Short task:
Repeat the span of the entries below that starts at the line with "Clone this chart" and ends at the line with "const seriesColors = ['#4472C4', '#ED7D31'];", nothing more. Skip the pictures.

Information given:
-- -- --
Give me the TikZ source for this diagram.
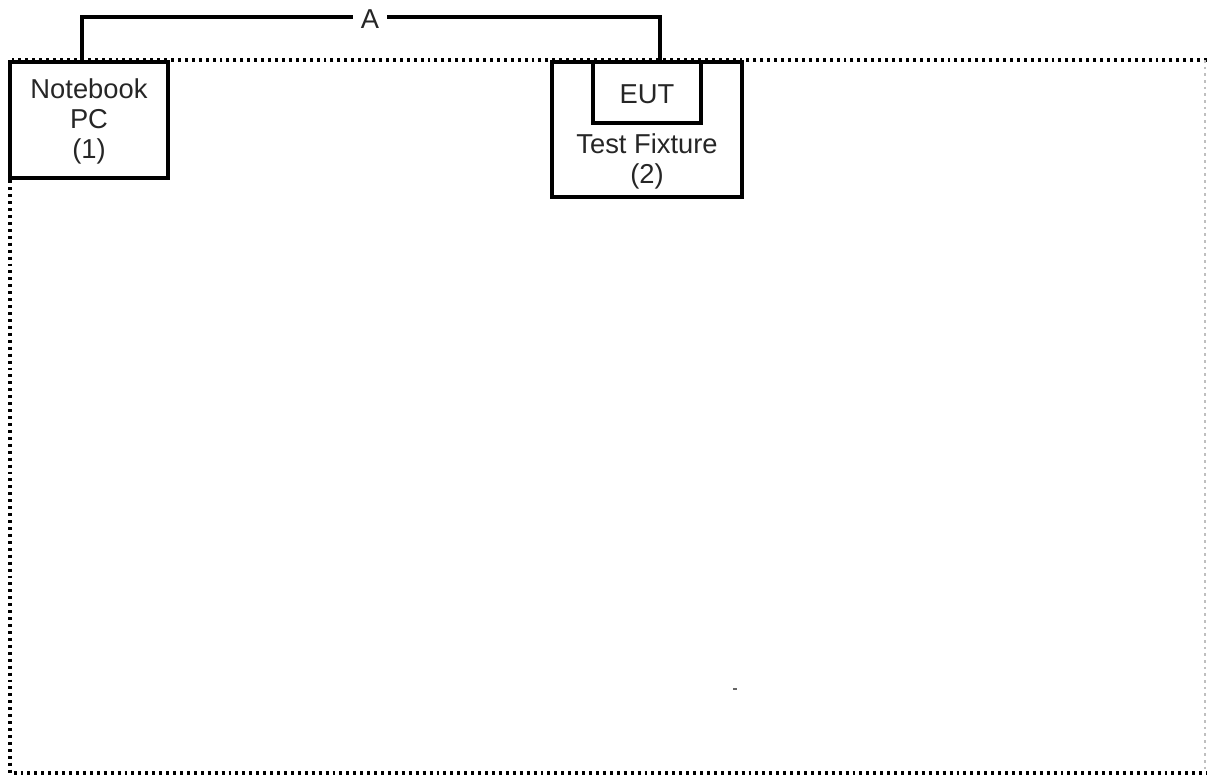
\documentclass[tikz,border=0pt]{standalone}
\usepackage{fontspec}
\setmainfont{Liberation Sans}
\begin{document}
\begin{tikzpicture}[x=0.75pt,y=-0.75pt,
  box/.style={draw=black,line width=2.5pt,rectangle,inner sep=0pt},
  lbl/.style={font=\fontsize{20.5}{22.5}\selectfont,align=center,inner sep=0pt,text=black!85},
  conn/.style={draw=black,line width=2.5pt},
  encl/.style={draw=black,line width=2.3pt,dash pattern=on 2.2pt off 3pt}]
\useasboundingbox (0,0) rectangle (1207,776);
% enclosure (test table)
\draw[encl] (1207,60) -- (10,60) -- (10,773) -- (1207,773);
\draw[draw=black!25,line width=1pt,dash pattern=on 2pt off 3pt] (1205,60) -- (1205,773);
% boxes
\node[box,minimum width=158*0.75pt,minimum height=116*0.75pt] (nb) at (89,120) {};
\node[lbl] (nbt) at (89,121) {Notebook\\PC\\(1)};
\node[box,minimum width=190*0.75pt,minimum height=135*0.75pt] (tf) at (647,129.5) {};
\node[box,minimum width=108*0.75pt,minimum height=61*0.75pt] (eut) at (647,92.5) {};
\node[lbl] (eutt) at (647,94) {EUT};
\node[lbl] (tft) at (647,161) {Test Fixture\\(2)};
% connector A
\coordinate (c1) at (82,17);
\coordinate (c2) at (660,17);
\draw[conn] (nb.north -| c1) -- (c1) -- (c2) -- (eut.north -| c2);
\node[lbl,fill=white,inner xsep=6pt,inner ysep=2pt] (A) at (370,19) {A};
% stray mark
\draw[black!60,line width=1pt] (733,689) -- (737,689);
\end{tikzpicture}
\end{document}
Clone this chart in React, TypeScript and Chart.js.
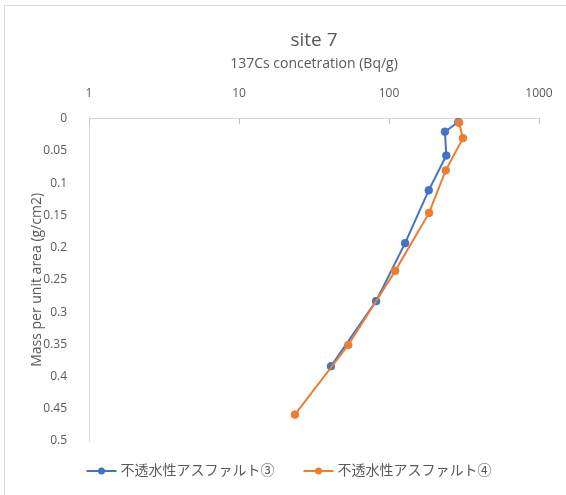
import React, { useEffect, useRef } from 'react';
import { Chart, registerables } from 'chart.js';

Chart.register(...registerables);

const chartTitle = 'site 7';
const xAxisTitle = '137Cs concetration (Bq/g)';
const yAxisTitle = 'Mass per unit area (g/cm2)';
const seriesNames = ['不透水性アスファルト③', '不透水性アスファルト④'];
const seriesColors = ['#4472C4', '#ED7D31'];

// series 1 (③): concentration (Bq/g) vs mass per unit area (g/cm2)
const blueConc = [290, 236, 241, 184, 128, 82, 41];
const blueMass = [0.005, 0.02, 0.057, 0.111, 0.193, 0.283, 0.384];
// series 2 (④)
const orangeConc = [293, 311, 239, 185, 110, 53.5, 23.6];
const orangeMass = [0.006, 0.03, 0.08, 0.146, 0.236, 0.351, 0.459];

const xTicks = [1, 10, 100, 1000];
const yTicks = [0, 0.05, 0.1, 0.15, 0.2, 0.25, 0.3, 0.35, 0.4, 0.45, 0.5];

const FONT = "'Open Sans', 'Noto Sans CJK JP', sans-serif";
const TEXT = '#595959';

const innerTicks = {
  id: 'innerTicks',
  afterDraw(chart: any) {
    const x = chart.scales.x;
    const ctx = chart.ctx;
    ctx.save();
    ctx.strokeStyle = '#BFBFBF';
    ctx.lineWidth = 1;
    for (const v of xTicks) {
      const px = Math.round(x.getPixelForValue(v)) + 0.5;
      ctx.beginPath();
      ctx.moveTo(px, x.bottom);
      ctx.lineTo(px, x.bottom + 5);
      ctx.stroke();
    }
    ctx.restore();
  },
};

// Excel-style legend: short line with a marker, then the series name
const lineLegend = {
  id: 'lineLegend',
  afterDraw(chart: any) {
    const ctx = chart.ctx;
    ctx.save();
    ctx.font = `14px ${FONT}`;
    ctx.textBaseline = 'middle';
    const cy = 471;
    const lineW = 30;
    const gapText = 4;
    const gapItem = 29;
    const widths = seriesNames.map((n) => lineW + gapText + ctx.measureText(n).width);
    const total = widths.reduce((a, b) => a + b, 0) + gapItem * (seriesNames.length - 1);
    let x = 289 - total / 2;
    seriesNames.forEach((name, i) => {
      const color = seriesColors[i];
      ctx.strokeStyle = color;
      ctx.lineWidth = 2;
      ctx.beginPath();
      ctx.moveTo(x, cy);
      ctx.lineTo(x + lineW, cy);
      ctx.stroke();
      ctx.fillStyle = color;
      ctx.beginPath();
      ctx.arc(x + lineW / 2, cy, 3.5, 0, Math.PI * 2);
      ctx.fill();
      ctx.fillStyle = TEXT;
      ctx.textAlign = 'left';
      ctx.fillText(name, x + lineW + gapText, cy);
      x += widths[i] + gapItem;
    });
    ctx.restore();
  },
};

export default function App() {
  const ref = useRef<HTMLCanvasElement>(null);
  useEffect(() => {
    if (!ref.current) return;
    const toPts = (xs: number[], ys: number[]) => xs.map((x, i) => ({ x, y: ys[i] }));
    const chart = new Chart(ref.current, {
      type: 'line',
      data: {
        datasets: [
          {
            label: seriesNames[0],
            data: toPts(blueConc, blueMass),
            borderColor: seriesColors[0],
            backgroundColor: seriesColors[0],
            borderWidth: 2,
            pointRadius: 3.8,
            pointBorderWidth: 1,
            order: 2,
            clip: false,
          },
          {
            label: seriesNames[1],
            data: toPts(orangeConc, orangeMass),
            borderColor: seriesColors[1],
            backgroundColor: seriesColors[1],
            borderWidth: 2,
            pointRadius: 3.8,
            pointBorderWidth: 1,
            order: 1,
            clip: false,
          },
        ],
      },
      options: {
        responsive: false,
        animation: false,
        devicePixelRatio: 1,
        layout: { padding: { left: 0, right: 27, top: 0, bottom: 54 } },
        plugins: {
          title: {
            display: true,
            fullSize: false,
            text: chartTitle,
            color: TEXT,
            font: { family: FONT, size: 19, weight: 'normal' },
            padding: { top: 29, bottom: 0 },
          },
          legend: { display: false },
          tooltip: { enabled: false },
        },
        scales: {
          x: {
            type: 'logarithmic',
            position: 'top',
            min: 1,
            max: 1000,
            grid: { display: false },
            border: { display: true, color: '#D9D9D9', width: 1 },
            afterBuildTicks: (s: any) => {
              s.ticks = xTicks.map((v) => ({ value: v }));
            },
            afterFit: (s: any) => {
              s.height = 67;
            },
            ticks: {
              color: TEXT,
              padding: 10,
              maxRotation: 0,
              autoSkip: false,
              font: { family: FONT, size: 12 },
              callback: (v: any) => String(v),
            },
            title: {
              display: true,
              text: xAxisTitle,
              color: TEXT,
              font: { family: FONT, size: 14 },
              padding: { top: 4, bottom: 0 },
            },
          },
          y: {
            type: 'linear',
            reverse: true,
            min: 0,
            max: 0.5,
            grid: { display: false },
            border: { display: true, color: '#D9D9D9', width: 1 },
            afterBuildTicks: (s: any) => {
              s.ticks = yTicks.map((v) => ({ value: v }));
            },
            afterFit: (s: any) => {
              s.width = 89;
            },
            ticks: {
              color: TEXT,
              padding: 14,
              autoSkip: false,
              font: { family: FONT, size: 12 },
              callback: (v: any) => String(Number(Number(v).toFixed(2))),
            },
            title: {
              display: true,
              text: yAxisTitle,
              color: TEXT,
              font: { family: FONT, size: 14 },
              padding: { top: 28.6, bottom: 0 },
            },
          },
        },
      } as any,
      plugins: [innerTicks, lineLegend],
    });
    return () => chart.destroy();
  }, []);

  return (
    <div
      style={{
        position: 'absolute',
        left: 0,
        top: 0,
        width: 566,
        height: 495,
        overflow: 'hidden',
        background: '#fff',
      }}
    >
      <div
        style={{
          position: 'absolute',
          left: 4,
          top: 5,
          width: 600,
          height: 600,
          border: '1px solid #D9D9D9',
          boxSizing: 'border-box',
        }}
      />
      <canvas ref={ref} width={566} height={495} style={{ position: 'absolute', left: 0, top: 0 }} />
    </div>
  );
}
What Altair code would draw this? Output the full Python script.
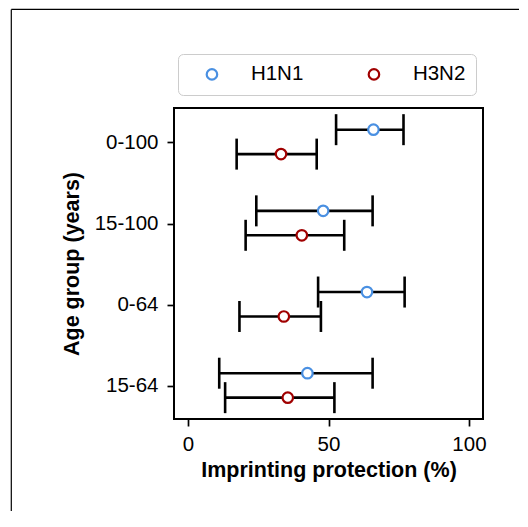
-- -- --
Written answer:
Clone this chart in React, TypeScript and Chart.js.
import React, { useEffect, useRef } from 'react';
import { Chart, registerables } from 'chart.js';

Chart.register(...registerables);

const chartTitle = 'site 7';
const xAxisTitle = '137Cs concetration (Bq/g)';
const yAxisTitle = 'Mass per unit area (g/cm2)';
const seriesNames = ['不透水性アスファルト③', '不透水性アスファルト④'];
const seriesColors = ['#4472C4', '#ED7D31'];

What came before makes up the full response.